(Bloomberg) -- The sell-off ripping through European equity markets intensified on Thursday as the cases of coronavirus outside China continued to rise.
The region’s benchmark is nearing a correction, with the Stoxx Europe 600 Index now down 8.9% since last week’s record high. The measure slid 2.3% as of 8:12 a.m. in London, with basic resources and travel and leisure industry groups lower, after the U.S. reported its first case of coronavirus that doesn’t have ties to a known outbreak.
Equities are plunging as the spread of the epidemic fuels fears about the impact on global growth and corporate earnings. More coronavirus cases were reported in countries other than China for the first time, the World Health Organization said.
“Given the recent volatility, fear is the dominant factor,” said Guillermo Hernandez Sampere, head of trading at asset manager MPPM EK. “In a very short period, we went from all-time high celebrations to panic mode.
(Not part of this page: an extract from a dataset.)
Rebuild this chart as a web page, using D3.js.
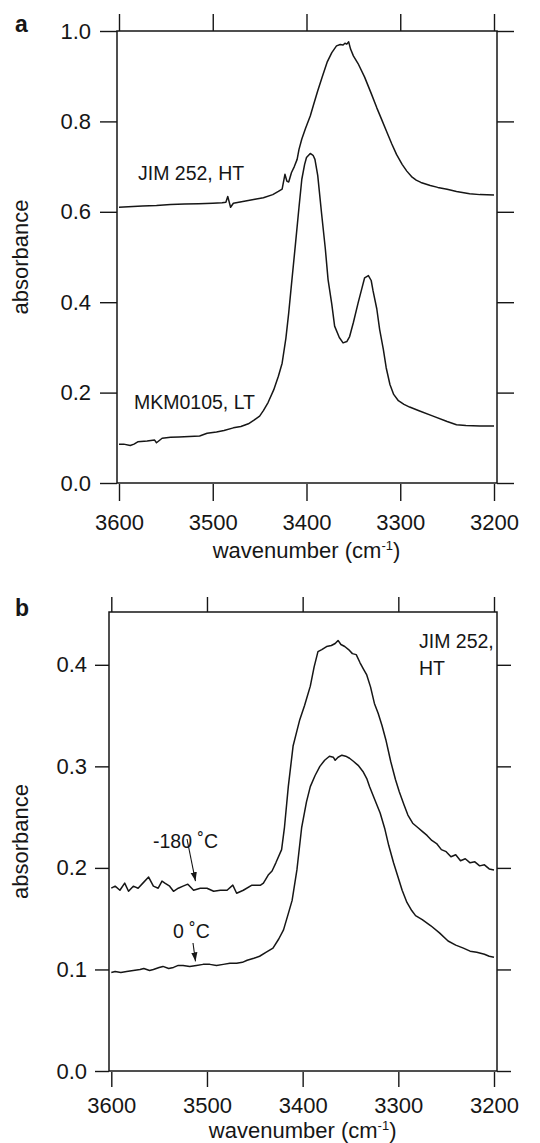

It’s too early to ‘buy the dip’ in my view and I expect investors to stay on the sidelines or increase cash.”
European equities have now wiped out all the sharp gains made since late October. The Stoxx 600 is on track for its worst week since August 2011. Stocks in Italy, the heart of the outbreak in Europe, fell 2.2% on Thursday. Greek stocks, last year’s big winners, are heading for one of the worst performances among global equity benchmarks this month.
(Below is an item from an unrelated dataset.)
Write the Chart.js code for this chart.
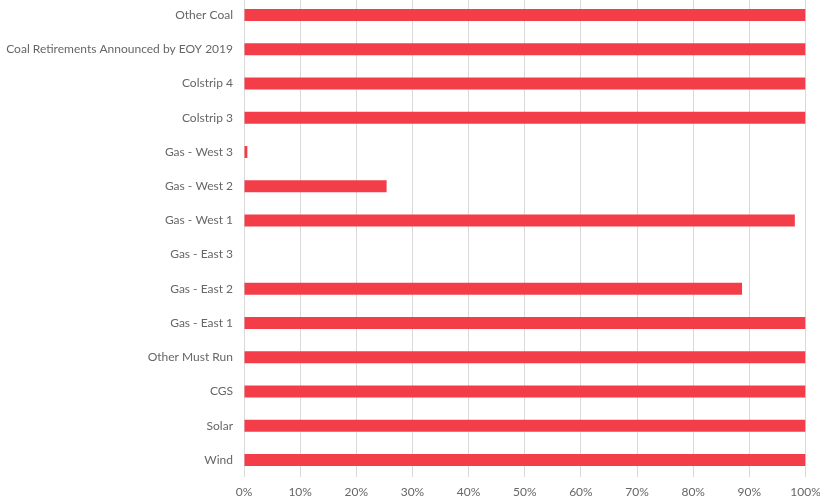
<!DOCTYPE html>
<html lang="en">
<head>
    <meta charset="UTF-8" />
    <title>Capacity share</title>
    <script src="https://cdn.jsdelivr.net/npm/chart.js"></script>
    <style>
        html, body {
            margin: 0;
            padding: 0;
            background: #fff;
            overflow: hidden;
        }

        #wrap {
            position: absolute;
            left: 0;
            top: -2px;
            width: 820px;
            height: 501px;
        }
    </style>
</head>
<body>
    <div id="wrap"><canvas id="chart"></canvas></div>

    <script>
        const categories = ['Other Coal', 'Coal Retirements Announced by EOY 2019', 'Colstrip 4', 'Colstrip 3',
            'Gas - West 3', 'Gas - West 2', 'Gas - West 1', 'Gas - East 3', 'Gas - East 2', 'Gas - East 1',
            'Other Must Run', 'CGS', 'Solar', 'Wind'];
        const shares = [100, 100, 100, 100, 0.6, 25.4, 98.1, 0, 88.7, 100, 100, 100, 100, 100];
        const xTicks = [0, 10, 20, 30, 40, 50, 60, 70, 80, 90, 100];

        Chart.defaults.font.family = 'Lato, "Open Sans", sans-serif';
        Chart.defaults.font.size = 12;
        Chart.defaults.color = '#666';

        new Chart(document.getElementById('chart'), {
            type: 'bar',
            data: {
                labels: categories,
                datasets: [{
                    data: shares,
                    backgroundColor: '#f33e4a',
                    barPercentage: 0.35,
                    categoryPercentage: 1
                }]
            },
            options: {
                indexAxis: 'y',
                responsive: true,
                maintainAspectRatio: false,
                animation: false,
                plugins: { legend: { display: false }, tooltip: { enabled: false } },
                scales: {
                    x: {
                        min: 0,
                        max: 100,
                        afterBuildTicks: s => { s.ticks = xTicks.map(v => ({ value: v })); },
                        afterFit: s => {
                            s.height = 22;
                            s.paddingLeft = 0;
                            s.paddingRight = 14.5;
                        },
                        border: { display: false },
                        grid: { color: '#d9d9d9', drawTicks: false },
                        ticks: { padding: 8, callback: v => v + '%' }
                    },
                    y: {
                        afterFit: s => {
                            s.width = 244;
                            s.paddingTop = 0;
                            s.paddingBottom = 0;
                        },
                        border: { display: false },
                        grid: { display: false, drawTicks: false },
                        ticks: { padding: 11 }
                    }
                }
            }
        });
    </script>
</body>
</html>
Travel stocks tumbled yet again, down 3.3%. The sector has plunged the most among industry groups since Feb. 19.
Anheuser Busch Inbev NV (NYSE:BUD)joined the chorus of companies warning about the impact of the epidemic, with the world’s largest brewer forecasting the steepest decline in quarterly profit in at least a decade due to the coronavirus. Its shares fell 5%.
“Investors should minimize their exposure to industrial commodities, luxury goods and European airlines,” said Seema Shah, chief strategist at Principal Global Investors. “We also favor quality stocks, especially large companies. “Defensive sectors such as utilities, real estate and health care are likely to do well in the equity markets compared to the broader markets.”
Seven companies including AstraZeneca Plc (NYSE:AZN), Barclays Plc (NYSE:BCS) and HSBC Holdings Plc (LON:HSBA) traded without the right to dividends today, shaving about 0.4 point off the Stoxx 600 and almost 28 points off the FTSE 100 Index.